### Task directions
Copy the lines holding the word "this", all of them.

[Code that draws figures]
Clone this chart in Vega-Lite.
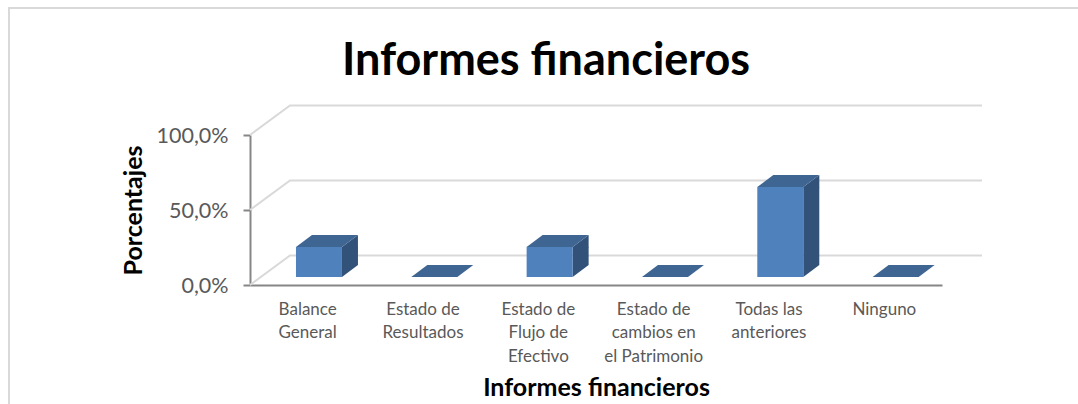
{
"$schema":"https://vega.github.io/schema/vega-lite/v6.json",
"width":1085,"height":410,"autosize":{"type":"none"},"padding":{"left":9,"top":8,"right":0,"bottom":0},
"background":"white",
"view":{"stroke":"#d9d9d9","strokeWidth":2,"fill":"white"},
"title":{"text":"Informes financieros","font":"Lato","fontSize":45,"fontWeight":"bold","color":"#000000","anchor":"start","dx":333,"dy":45,"offset":-67,"baseline":"alphabetic"},
"data":{"values":[
{"informe":"Balance General","pct":20},
{"informe":"Estado de Resultados","pct":0},
{"informe":"Estado de Flujo de Efectivo","pct":20},
{"informe":"Estado de cambios en el Patrimonio","pct":0},
{"informe":"Todas las anteriores","pct":60},
{"informe":"Ninguno","pct":0}
]},
"encoding":{
"x":{"field":"informe","type":"nominal","sort":null,
"scale":{"type":"band","domain":["Balance General","Estado de Resultados","Estado de Flujo de Efectivo","Estado de cambios en el Patrimonio","Todas las anteriores","Ninguno"],"range":[241,933],"paddingInner":0,"paddingOuter":0},
"axis":{"title":"Informes financieros","titleFont":"Lato","titleFontSize":25,"titleFontWeight":"bold","titleColor":"#000000","titlePadding":11,"offset":-133,"domainColor":"#868686","domainWidth":2,"ticks":false,"grid":false,"labelAngle":0,"labelFont":"Lato","labelFontSize":17,"labelColor":"#595959","labelPadding":16,"labelLineHeight":23.5,"labelBaseline":"top","labelOverlap":false,"labelLimit":0,"labelBound":false,"labelFlush":false,
"labelExpr":"{'Balance General':['Balance','General'],'Estado de Resultados':['Estado de','Resultados'],'Estado de Flujo de Efectivo':['Estado de','Flujo de','Efectivo'],'Estado de cambios en el Patrimonio':['Estado de','cambios en','el Patrimonio'],'Todas las anteriores':['Todas las','anteriores'],'Ninguno':['Ninguno']}[datum.label]"}},
"y":{"field":"pct","type":"quantitative",
"scale":{"domain":[0,100],"range":[277,127],"nice":false,"zero":false},
"axis":{"title":"Porcentajes","titleFont":"Lato","titleFontSize":25,"titleFontWeight":"bold","titleColor":"#000000","titlePadding":10,"offset":-241,"values":[0,50,100],"domainColor":"#868686","domainWidth":2,"tickColor":"#868686","tickWidth":2,"tickSize":7,"grid":false,"labelFont":"Lato","labelFontSize":21.5,"labelColor":"#595959","labelPadding":15,"labelOffset":1,"labelExpr":"replace(format(datum.value,'.1f'),'.',',')+'%'"}}
},
"layer":[
{"data":{"values":[{"nivel":0},{"nivel":50},{"nivel":100}]},
"mark":{"type":"point","filled":false,"opacity":1,"stroke":"#d9d9d9","strokeWidth":2,"size":10000,"shape":"M0 0L.8 -.59H14.64","clip":false},
"encoding":{"x":{"datum":"Balance General","type":"nominal","bandPosition":0},"y":{"field":"nivel","type":"quantitative"}}},
{"transform":[{"filter":"datum.pct>0"}],
"mark":{"type":"bar","color":"#32527a","width":16,"xOffset":42.3,"yOffset":-8,"y2Offset":-20},
"encoding":{"y2":{"datum":0}}},
{"transform":[{"filter":"datum.pct>0"}],
"mark":{"type":"point","filled":true,"opacity":1,"color":"#32527a","size":10000,"xOffset":11.3,"yOffset":-8,"shape":"M.46 0L.78 -.24V.01H.46Z"}},
{"transform":[{"filter":"datum.pct>0"}],
"mark":{"type":"point","filled":true,"opacity":1,"color":"#32527a","size":10000,"xOffset":11.3,"yOffset":-8,"shape":"M.46 0L.78 -.24H.46Z"},
"encoding":{"y":{"datum":0,"type":"quantitative"}}},
{"mark":{"type":"point","filled":true,"opacity":1,"color":"#3f6592","size":10000,"xOffset":11.3,"yOffset":-8,"shape":"M-.46 0H.46L.78 -.24H-.14Z"}},
{"transform":[{"filter":"datum.pct>0"}],
"mark":{"type":"bar","color":"#4f81bd","width":46,"xOffset":11.3,"yOffset":-8,"y2Offset":-8},
"encoding":{"y2":{"datum":0}}}
]
}
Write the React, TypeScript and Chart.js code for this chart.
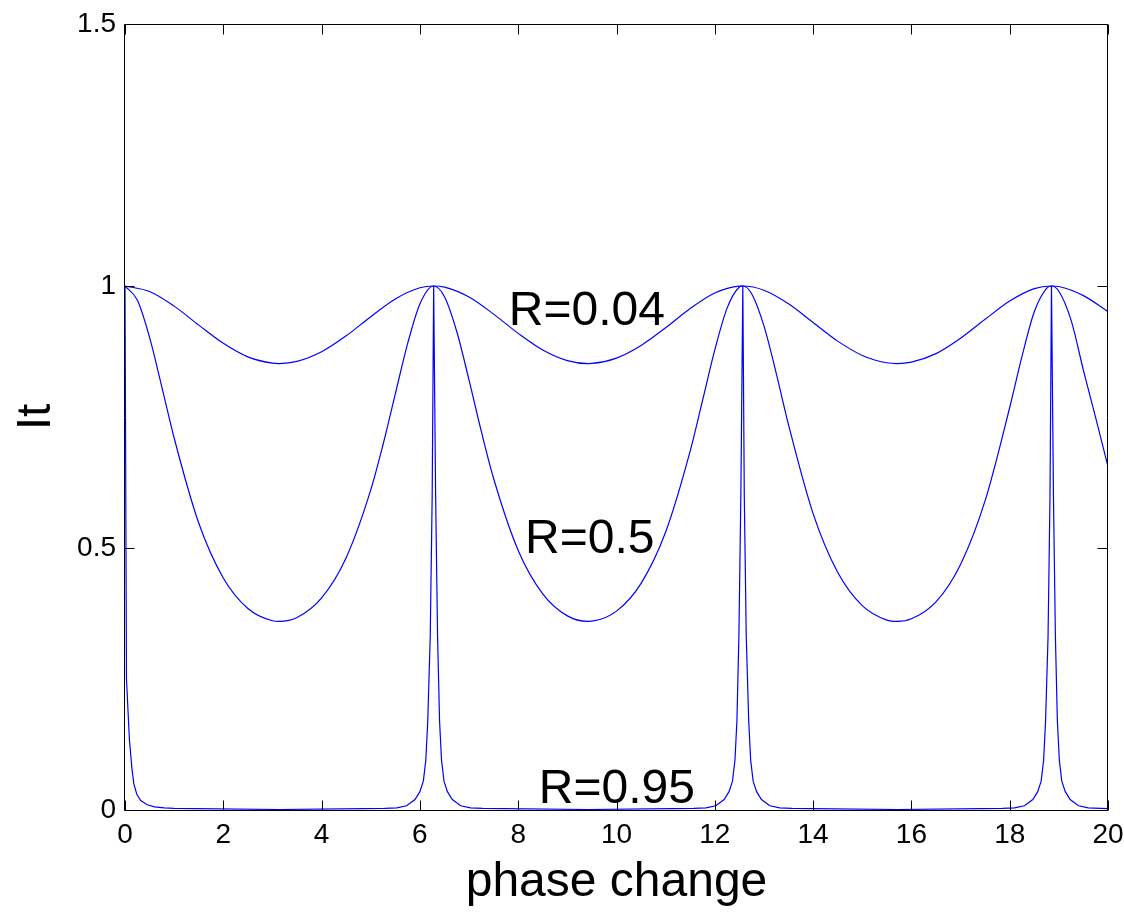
import React, { useEffect, useRef } from "react";
import { Chart, registerables } from "chart.js";

Chart.register(...registerables);

// x positions (phase change) for R = 0.04
const r004X = [
  0, 0.5, 1, 1.5, 2, 2.5, 3, 3.14, 3.5, 4, 4.5, 5, 5.5, 6, 6.28, 6.5, 7, 7.5, 8, 8.5, 9, 9.42,
  9.5, 10, 10.5, 11, 11.5, 12, 12.5, 12.57, 13, 13.5, 14, 14.5, 15, 15.5, 15.71, 16, 16.5, 17,
  17.5, 18, 18.5, 18.85, 19, 19.5, 20,
];
const r004Y = [
  1, 0.9895, 0.9616, 0.9253, 0.8906, 0.8648, 0.8527, 0.852, 0.8561, 0.8745, 0.9049, 0.9415,
  0.9753, 0.9966, 1, 0.998, 0.9791, 0.9463, 0.9096, 0.8779, 0.8577, 0.852, 0.8522, 0.8624,
  0.8865, 0.9204, 0.957, 0.9866, 0.9998, 1, 0.992, 0.966, 0.9303, 0.8948, 0.8675, 0.8535,
  0.852, 0.8548, 0.8709, 0.9003, 0.9365, 0.9713, 0.995, 1, 0.999, 0.9816, 0.9511,
];

// R = 0.5
const r05X = [
  0, 0.25, 0.5, 0.75, 1, 1.5, 2, 2.5, 3, 3.14, 3.5, 4, 4.5, 5, 5.25, 5.5, 5.75, 6, 6.28, 6.5,
  6.75, 7, 7.25, 7.5, 8, 8.5, 9, 9.42, 9.5, 10, 10.5, 11, 11.5, 11.75, 12, 12.25, 12.5, 12.57,
  12.75, 13, 13.25, 13.5, 14, 14.5, 15, 15.5, 15.71, 16, 16.5, 17, 17.5, 18, 18.25, 18.5,
  18.75, 18.85, 19, 19.25, 19.5, 19.75, 20,
];
const r05Y = [
  1, 0.9731, 0.9019, 0.8072, 0.7099, 0.5476, 0.4427, 0.3844, 0.3611, 0.36, 0.3674, 0.4048,
  0.4816, 0.6109, 0.6975, 0.7942, 0.89, 0.9658, 1, 0.9796, 0.9131, 0.8204, 0.7224, 0.6326,
  0.4954, 0.4125, 0.3705, 0.36, 0.3603, 0.3795, 0.4326, 0.5305, 0.6852, 0.7812, 0.8781,
  0.9578, 0.998, 1, 0.9852, 0.9239, 0.8333, 0.7352, 0.5657, 0.4536, 0.3899, 0.3624, 0.36,
  0.3649, 0.3972, 0.4687, 0.5903, 0.7681, 0.8656, 0.9508, 0.9956, 1, 0.99, 0.9344, 0.8391,
  0.7483, 0.6553,
];

// R = 0.95 (sharp peaks)
const r095X = [
  0, 0.03, 0.09, 0.14, 0.18, 0.24, 0.32, 0.45, 0.6, 0.8, 1.0, 3.14,
  5.28, 5.53, 5.73, 5.9, 6.0, 6.07, 6.12, 6.16, 6.21, 6.25, 6.28, 6.32, 6.36, 6.4, 6.44, 6.49,
  6.56, 6.66, 6.83, 7.03, 7.28, 9.42,
  11.57, 11.82, 12.02, 12.19, 12.29, 12.36, 12.41, 12.45, 12.49, 12.53, 12.57, 12.6, 12.64,
  12.69, 12.73, 12.78, 12.85, 12.95, 13.12, 13.32, 13.57, 15.71,
  17.85, 18.1, 18.3, 18.47, 18.57, 18.64, 18.69, 18.73, 18.78, 18.82, 18.85, 18.89, 18.93,
  18.97, 19.01, 19.06, 19.13, 19.23, 19.4, 19.6, 19.85, 20,
];
const r095Y = [
  1, 0.25, 0.134, 0.08, 0.05, 0.03, 0.018, 0.01, 0.006, 0.004, 0.003, 0.001,
  0.003, 0.004, 0.008, 0.02, 0.035, 0.055, 0.095, 0.17, 0.33, 0.6, 1, 0.6, 0.33, 0.17, 0.095,
  0.055, 0.035, 0.02, 0.008, 0.004, 0.003, 0.001,
  0.003, 0.004, 0.008, 0.02, 0.035, 0.055, 0.095, 0.17, 0.33, 0.6, 1, 0.6, 0.33, 0.17, 0.095,
  0.055, 0.035, 0.02, 0.008, 0.004, 0.003, 0.001,
  0.003, 0.004, 0.008, 0.02, 0.035, 0.055, 0.095, 0.17, 0.33, 0.6, 1, 0.6, 0.33, 0.17, 0.095,
  0.055, 0.035, 0.02, 0.008, 0.004, 0.003, 0.0025,
];

// in-plot annotations
const labelTexts = ["R=0.04", "R=0.5", "R=0.95"];
const labelXs = [7.81, 8.14, 8.42];
const labelYs = [0.9256, 0.4905, 0.0134];

const xTitle = "phase change";
const yTitle = "It";
const xMin = 0, xMax = 20, xStep = 2;
const yMin = 0, yMax = 1.5, yStep = 0.5;

const FONT = "'Liberation Sans', Arial, Helvetica, sans-serif";

export default function App() {
  const ref = useRef<HTMLCanvasElement>(null);

  useEffect(() => {
    if (!ref.current) return;
    const toPts = (xs: number[], ys: number[]) => xs.map((x, i) => ({ x, y: ys[i] }));

    const framePlugin = {
      id: "frame",
      afterDraw(chart: any) {
        const { ctx, chartArea: a, scales } = chart;
        const sx = scales.x;
        const sy = scales.y;
        ctx.save();
        ctx.strokeStyle = "#000";
        ctx.lineWidth = 1;
        const L = Math.round(a.left) - 0.5;
        const R = Math.round(a.right) - 0.5;
        const T = Math.round(a.top) + 0.5;
        const B = Math.round(a.bottom) + 0.5;
        ctx.beginPath();
        ctx.rect(L, T, R - L, B - T);
        ctx.stroke();
        const tl = 10;
        ctx.beginPath();
        sx.ticks.forEach((t: any) => {
          const px = Math.round(sx.getPixelForValue(t.value)) + 0.5;
          ctx.moveTo(px, B);
          ctx.lineTo(px, B - tl);
          ctx.moveTo(px, T);
          ctx.lineTo(px, T + tl);
        });
        sy.ticks.forEach((t: any) => {
          const py = Math.round(sy.getPixelForValue(t.value)) + 0.5;
          ctx.moveTo(L, py);
          ctx.lineTo(L + tl, py);
          ctx.moveTo(R, py);
          ctx.lineTo(R - tl, py);
        });
        ctx.stroke();

        ctx.fillStyle = "#000";
        ctx.font = `48px ${FONT}`;
        ctx.textAlign = "left";
        ctx.textBaseline = "alphabetic";
        labelTexts.forEach((txt, i) => {
          ctx.fillText(txt, sx.getPixelForValue(labelXs[i]), sy.getPixelForValue(labelYs[i]));
        });

        ctx.textAlign = "center";
        ctx.fillText(xTitle, (a.left + a.right) / 2, 896);
        ctx.save();
        ctx.translate(50, (a.top + a.bottom) / 2);
        ctx.rotate(-Math.PI / 2);
        ctx.fillText(yTitle, 0, 0);
        ctx.restore();
        ctx.restore();
      },
    };

    const tickFont = { size: 28, family: FONT };

    const chart = new Chart(ref.current, {
      type: "line",
      data: {
        datasets: [
          {
            label: "R=0.04",
            data: toPts(r004X, r004Y),
            borderColor: "#0000ff",
            borderWidth: 1.2,
            pointRadius: 0,
            fill: false,
            cubicInterpolationMode: "monotone",
          },
          {
            label: "R=0.5",
            data: toPts(r05X, r05Y),
            borderColor: "#0000ff",
            borderWidth: 1.2,
            pointRadius: 0,
            fill: false,
            cubicInterpolationMode: "monotone",
          },
          {
            label: "R=0.95",
            data: toPts(r095X, r095Y),
            borderColor: "#0000ff",
            borderWidth: 1.2,
            pointRadius: 0,
            fill: false,
            tension: 0,
          },
        ],
      },
      options: {
        animation: false,
        responsive: true,
        maintainAspectRatio: false,
        layout: { padding: { top: 24, right: 16, bottom: 0, left: 0 } },
        plugins: {
          legend: { display: false },
          tooltip: { enabled: false },
        },
        scales: {
          x: {
            type: "linear",
            min: xMin,
            max: xMax,
            ticks: {
              stepSize: xStep,
              font: tickFont,
              color: "#000",
              padding: 8,
              maxRotation: 0,
              autoSkip: false,
            },
            grid: { display: false, drawTicks: false },
            border: { display: false },
            afterFit: (s: any) => {
              s.height = 104;
              s.paddingLeft = 0;
              s.paddingRight = 0;
            },
          },
          y: {
            type: "linear",
            min: yMin,
            max: yMax,
            ticks: {
              stepSize: yStep,
              font: tickFont,
              color: "#000",
              padding: 9,
              callback: (v: any) => String(Number(v)),
            },
            grid: { display: false, drawTicks: false },
            border: { display: false },
            afterFit: (s: any) => {
              s.width = 125;
              s.paddingTop = 0;
              s.paddingBottom = 0;
            },
          },
        },
      },
      plugins: [framePlugin],
    } as any);

    return () => chart.destroy();
  }, []);

  return (
    <div
      style={{
        position: "absolute",
        left: 0,
        top: 0,
        width: 1124,
        height: 914,
        background: "#fff",
      }}
    >
      <canvas ref={ref} />
    </div>
  );
}
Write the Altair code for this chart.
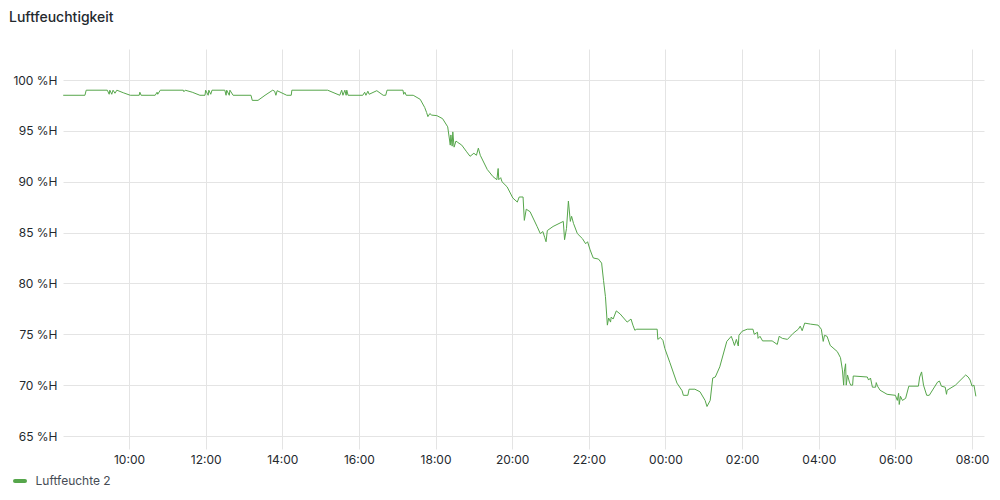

### Solved exercise
Clone this chart in Vega-Lite.
Write the React, TypeScript and Chart.js code for this chart.
Write the Altair code for this chart.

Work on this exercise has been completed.